The big issues with super are that you might lock your funds away for 40 plus years and during that time politicians will regularly change the rules making the final outcome very uncertain. All super rules changes should only apply to those entering the system say 2 years after the rule changes are announced, thus giving those who have not yet retired time to make the necessary changes to the way their investments are structured. The proposed rule changes re excess franking credits if Labor is elected is a classic example of what I am on about. They will principally apply to those who saved and are now self-funded in retirement. If implemented this change will cut the incomes of some retirees by 25%.

 

Totally agree Fready

If Labor get in, some pensioners who saved and are now self-funded in retirement will incur ta loss of 25% of their income.

The LNP cut the income of hundreds of thousands of self funded a few budgets ago. Nobody cares if our incomes are cut.

Suze if you have a loss of 25% of your income there must be a substantial amount invested - start using some of that.

Yes Greg and if you had just spent the savings on travel or cars or boats or something you don't have to worry. Just get the government pension and the concessions.

It's exactly why kids are doing that now. They aren't stupid.

Suze can sell down shares and live on the money for a few years but then it's a government pension. I'm assuming she had hoped to live on the income and not need a government pension.
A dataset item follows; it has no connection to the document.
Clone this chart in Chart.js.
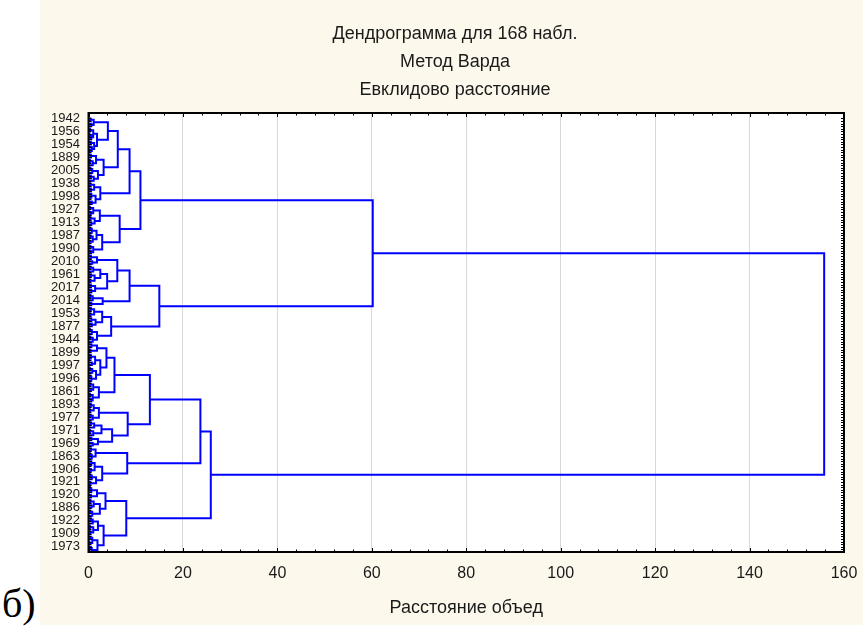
<!DOCTYPE html>
<html><head><meta charset="utf-8">
<script src="https://cdn.jsdelivr.net/npm/chart.js@4.4.1/dist/chart.umd.min.js"></script>
<style>
html,body{margin:0;padding:0;background:#fff;width:863px;height:638px;overflow:hidden;}
#wrap{position:absolute;left:40px;top:0;width:823px;height:625px;background:#FCF8EC;}
#tag{position:absolute;left:2px;top:580px;font-family:"Liberation Serif","DejaVu Serif",serif;font-size:40px;line-height:48px;color:#000;}
</style></head><body>
<div id="wrap"><canvas id="c" width="823" height="625"></canvas></div>
<div id="tag">б)</div>
<script>
// ---------- text ----------
const titleLines = ['Дендрограмма для 168 набл.', 'Метод Варда', 'Евклидово расстояние'];
const xAxisTitle = 'Расстояние объед';
const xTickValues = [0, 20, 40, 60, 80, 100, 120, 140, 160];
const yLabels = ['1942','1956','1954','1889','2005','1938','1998','1927','1913','1987','1990',
  '2010','1961','2017','2014','1953','1877','1944','1899','1997','1996','1861','1893','1977',
  '1971','1969','1863','1906','1921','1920','1886','1922','1909','1973'];
// leaf position (0-based, of 168) at which each label is shown
const yLabelLeaves = [0,5,10,15,20,25,30,35,40,45,50,55,60,65,70,75,80,85,90,95,100,105,110,115,
  120,125,130,135,140,145,150,155,160,165];

// ---------- tree: node = [mergeDistance, left, right], leaf = 0 ----------
// cluster A1
const P1a  = [1.1, [0.4,0,0], [0.6,0,0]];
const P1b  = [1.8, [1.0,[0.3,0,0],[0.6,[0.2,0,0],0]], [1.2,[0.5,0,0],[0.7,0,[0.3,0,0]]]];
const P2   = [3.2, [1.6,[0.5,0,0],[0.9,[0.3,0,0],0]], [2.0,[0.8,[0.4,0,0],0],[1.1,[0.5,0,0],0]]];
const A1ul = [2.5, [1.2,[0.4,0,0],[0.5,0,0]], [1.5,[0.6,0,[0.2,0,0]],[0.7,0,0]]];
const Q1   = [2.4, [1.0,[0.3,0,0],[0.5,0,0]], [1.3,[0.4,0,0],[0.6,0,0]]];
const Q2   = [2.9, [1.7,[0.7,[0.3,0,0],0],[0.9,[0.4,0,0],[0.2,0,0]]], [1.0,[0.4,0,0],[0.5,0,0]]];
const A1   = [11.0, [8.7, [6.2, [4.1, P1a, P1b], P2], A1ul], [6.6, Q1, Q2]];
// cluster A2
const R1u  = [1.8, [0.5,0,0], [0.8,0,0]];
const R1l  = [3.95, [2.5,[1.0,[0.4,0,0],0],[1.3,[0.5,0,0],[0.3,0,0]]], [1.4,[0.5,0,0],[0.6,0,0]]];
const S1   = [3.0, [0.9,[0.4,0,0],0], [0.6,0,0]];
const A2la = [2.9, [1.2,[0.5,0,0],[0.4,0,0]], [1.5,[0.6,0,0],[0.7,0,0]]];
const A2lb = [1.8, [0.7,[0.3,0,0],0], [0.9,[0.4,0,0],0]];
const A2   = [15.0, [8.7, [6.1, R1u, R1l], S1], [4.8, A2la, A2lb]];
// cluster B1
const T1u  = [1.8, [0.6,0,0], [0.4,0,0]];
const T1l  = [2.5, [1.4,[0.5,0,[0.2,0,0]],[0.7,0,0]], [1.6,[0.8,[0.3,0,0],0],[0.6,[0.4,0,0],0]]];
const B1aul= [2.2, [1.0,[0.4,0,0],[0.5,0,0]], [0.9,[0.3,0,0],[0.6,0,0]]];
const U1   = [2.2, [1.1,[0.5,0,0],[0.3,0,0]], [0.9,[0.4,0,0],0]];
const U2a  = [2.75, [1.2,[0.5,0,0],0], [1.0,[0.3,0,0],0]];
const U2b  = [2.0, [0.6,0,0], [0.9,0,0]];
const V1   = [1.5, [0.5,0,0], [0.7,[0.3,0,0],0]];
const V2   = [2.9, [1.3,[0.6,0,[0.2,0,0]],[0.5,0,0]], [1.6,[0.7,[0.3,0,0],0],[0.4,0,0]]];
const B1   = [23.7, [13.0, [5.5, [3.8, T1u, T1l], B1aul], [8.3, U1, [5.0, U2a, U2b]]], [8.2, V1, V2]];
// cluster B2
const W1a  = [1.8, [0.6,[0.3,0,0],0], [0.5,0,0]];
const W1b  = [2.4, [1.1,[0.4,0,0],[0.6,0,0]], [0.8,[0.3,0,0],0]];
const W2a  = [2.0, [0.9,[0.5,0,0],0], [1.0,[0.3,0,0],[0.4,0,0]]];
const W2b  = [1.9, [0.8,[0.4,0,0],[0.2,0,0]], [0.7,[0.5,0,0],0]];
const B2   = [8.0, [3.6, W1a, W1b], [3.2, W2a, W2b]];
// top levels
const topMerges = { A: 60.2, B: 25.9, root: 155.8 };
const tree = [topMerges.root, [topMerges.A, A1, A2], [topMerges.B, B1, B2]];
const leafCount = 168;

// ---------- build dendrogram line segments ----------
let nextLeaf = 0;
const segs = [];
function place(node) {
  if (node === 0) return { y: nextLeaf++, h: 0 };
  const [h, a, b] = node;
  const L = place(a), R = place(b);
  segs.push({x: L.h, y: L.y}, {x: h, y: L.y}, {x: h, y: R.y}, {x: R.h, y: R.y}, {x: NaN, y: NaN});
  return { y: (L.y + R.y) / 2, h };
}
place(tree);

const FONT = '"Liberation Sans", Arial, sans-serif';
const TXT = '#1a1a1a';

const framePlugin = {
  id: 'frame',
  beforeDraw(chart) {
    const {ctx, chartArea: a} = chart;
    ctx.save();
    ctx.fillStyle = '#ffffff';
    ctx.fillRect(a.left, a.top, a.right - a.left, a.bottom - a.top);
    ctx.restore();
  },
  afterDatasetsDraw(chart) {
    const {ctx, chartArea: a, scales: {x, y}} = chart;
    ctx.save();
    ctx.strokeStyle = '#000';
    ctx.lineWidth = 1;
    ctx.beginPath();
    for (let v = 0; v <= 160; v += 4) {
      const px = Math.round(x.getPixelForValue(v)) + 0.5;
      const len = v % 20 === 0 ? 4 : 2.5;
      ctx.moveTo(px, a.bottom); ctx.lineTo(px, a.bottom - len);
      ctx.moveTo(px, a.top); ctx.lineTo(px, a.top + len);
    }
    for (let i = 0; i < leafCount; i++) {
      const py = Math.round(y.getPixelForValue(i)) + 0.5;
      ctx.moveTo(a.left, py); ctx.lineTo(a.left + 3, py);
      ctx.moveTo(a.right, py); ctx.lineTo(a.right - 3, py);
    }
    ctx.stroke();
    ctx.lineWidth = 2;
    ctx.strokeRect(a.left, a.top, a.right - a.left, a.bottom - a.top);
    ctx.restore();
  }
};

new Chart(document.getElementById('c'), {
  type: 'scatter',
  data: { datasets: [{
    data: segs,
    showLine: true,
    spanGaps: false,
    borderColor: '#0000ff',
    borderWidth: 2,
    pointRadius: 0,
    pointHoverRadius: 0,
    tension: 0
  }]},
  options: {
    responsive: false,
    animation: false,
    events: [],
    layout: { padding: { left: 26, right: 19, top: 0, bottom: 0 } },
    plugins: {
      legend: { display: false },
      tooltip: { enabled: false },
      title: {
        display: true, text: titleLines, color: TXT,
        font: { family: FONT, size: 18, weight: 'normal', lineHeight: 28.2 / 18 },
        padding: { top: 20, bottom: 8.4 }
      }
    },
    scales: {
      x: {
        type: 'linear', min: 0, max: 160,
        afterBuildTicks: s => { s.ticks = xTickValues.map(v => ({ value: v })); },
        afterFit: s => { s.height = 73; s.paddingLeft = 0; s.paddingRight = 0; },
        grid: { color: '#d8d8d8', lineWidth: 1, drawTicks: false },
        border: { display: false },
        ticks: { color: TXT, font: { family: FONT, size: 16 }, padding: 12, maxRotation: 0 },
        title: { display: true, text: xAxisTitle, color: TXT,
          font: { family: FONT, size: 18, lineHeight: 1.2 }, padding: { top: 0, bottom: 6 } }
      },
      y: {
        type: 'linear', reverse: true, min: -2.1, max: 167,
        afterBuildTicks: s => { s.ticks = yLabelLeaves.map(v => ({ value: v })); },
        afterFit: s => { s.width = 22.5; s.paddingTop = 0; s.paddingBottom = 0; },
        grid: { display: false, drawTicks: false },
        border: { display: false },
        ticks: { autoSkip: false, mirror: true, color: TXT, font: { family: FONT, size: 13 }, padding: -37.5,
          callback: (v, i) => yLabels[i] }
      }
    }
  },
  plugins: [framePlugin]
});
</script>
</body></html>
The government policies are stupid. Short term just for the next election and no regard for people nor the future at all.

I was watching a TV programme a while back where they were asking random people in the street how often they checked on their super.

Most said "never".

I enjoy looking at my super balance every day! I look at it as if it's my bank account & like to see how it's going.I t's been going very well since I retired 3 years ago. The amount of money I put into my income stream when I started has not reduced despite regular fortnightly withdrawals, because of good returns. Also, Centrelink looks on an income stream more favourably than money in the bank as far as calculating my part pension..so I'm happy. Hoping things continue in this way!

I didn't make hardly any money until I retired. I wish I had retired years earlier as having a job is trading time for money and one has only so much time. However I now make money regardless of how much time I work and have lots of time for the things I enjoy doing instead.

Lachlan, your situation is the perfect example where the Government changes the rules. Since January 2015, Centrelink no longer look at an income stream more favourably when calculating the OAP. Fortunately, grandfathered rules apply to those who had an income stream at that time. Just don’t change super funds, or start a new income stream. Having said that, I think Super is still a good idea. In addition to being a low tax environment,  my fund paid 8% last year, banks paying 2%

In 2008/9 I lost about $125'000 in balanced super during the GFC. It came up again subsequently. I took the dough out and spent most of it but have some left to spend just in case Old Geezer would manage to convince the Govt to change my pension into a cashless card, haha! The card for necessities and the cash for frivolous things like having a beer, club visits and travel. I think I got it covered. Just do not trust Super any more and I would advise the young not to put it any more than necessary as it is locked up for 30 years and might become property in time.

I meant Government property in time!

It makes sense not to rely on media reports when it comes to your super.

More prudent to Seek information from a variety of sources before making a decision because many of the people who report on this topic haven't got a clue.